To start, let's orient ourselves in our project workflow.  Previously,
we used Excel and OpenRefine to go from messy, human created data
to cleaned, computer-readable data.  Now we're going to move to the next piece
of the data workflow, using the computer to read in our data, and then
use it for analysis and visualization.

## What is SQL?

SQL stands for Structured Query Language. SQL allows us to interact with relational databases through queries.
These queries can allow you to perform a number of actions such as: insert, select, update and delete information in a database.


## Dataset Description

The data we will be using is a time-series for a small mammal community in
southern Arizona. This is part of a project studying the effects of rodents and
ants on the plant community that has been running for almost 40 years.  The
rodents are sampled on a series of 24 plots, with different experimental
manipulations controlling which rodents are allowed to access which plots.

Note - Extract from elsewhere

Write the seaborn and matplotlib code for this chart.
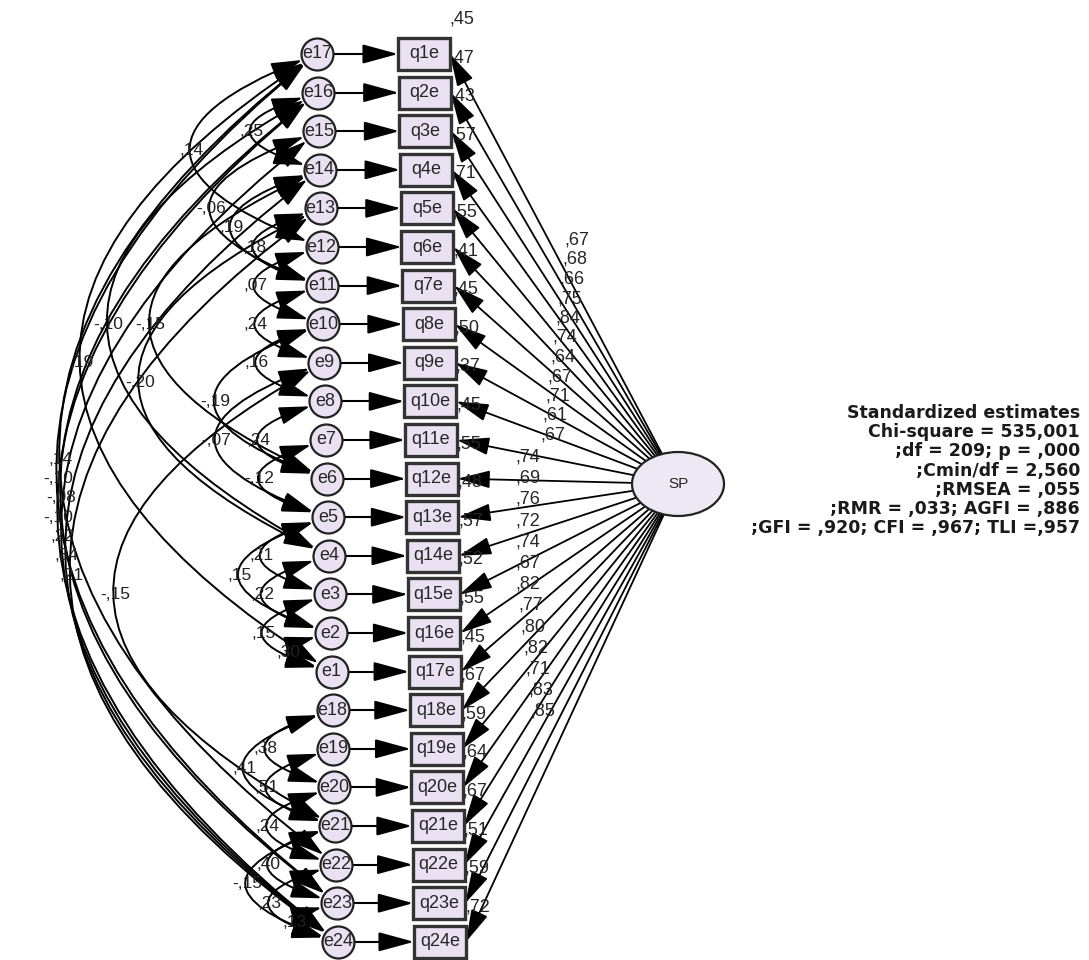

This is a real dataset that has been used in over 100 publications. We've
simplified it for the workshop, but you can download the
[full dataset](http://esapubs.org/archive/ecol/E090/118/) and work with it using
exactly the same tools we'll learn about today.

## Questions

Let's look at some of the cleaned spreadsheets you downloaded during [Setup](../setup.html) to complete this challenge. You'll need the following three files:

* `surveys.csv`
* `species.csv`
* `plots.csv`

In [None]:
%load_ext sql

In [None]:
%sql sqlite:///../data/data.db

In [None]:
%%sql
DROP TABLE IF EXISTS surveys;
CREATE TABLE surveys( 
    record_id INTEGER, 
    month INTEGER, 
    day INTEGER, 
    year INTEGER, 
    plot_id INTEGER,
    species_id TEXT, 
    sex TEXT, 
    hindfoot_length REAL, 
    weight REAL );

> ## Challenge
>
> - Create the `plots` and `species` tables

In [None]:
%%sql
SELECT
    name
FROM
    sqlite_master
WHERE
    type='table'

In [None]:
%%sql
PRAGMA table_info(surveys);

In [None]:
%%sql
DELETE FROM species

In [None]:
! echo "SELECT COUNT(*) FROM species" | sqlite3 -csv -cmd ".import --skip 1 ../data/species.csv species" ../data/data.db

In [None]:
%%sql
SELECT
    *
FROM
    species
LIMIT 10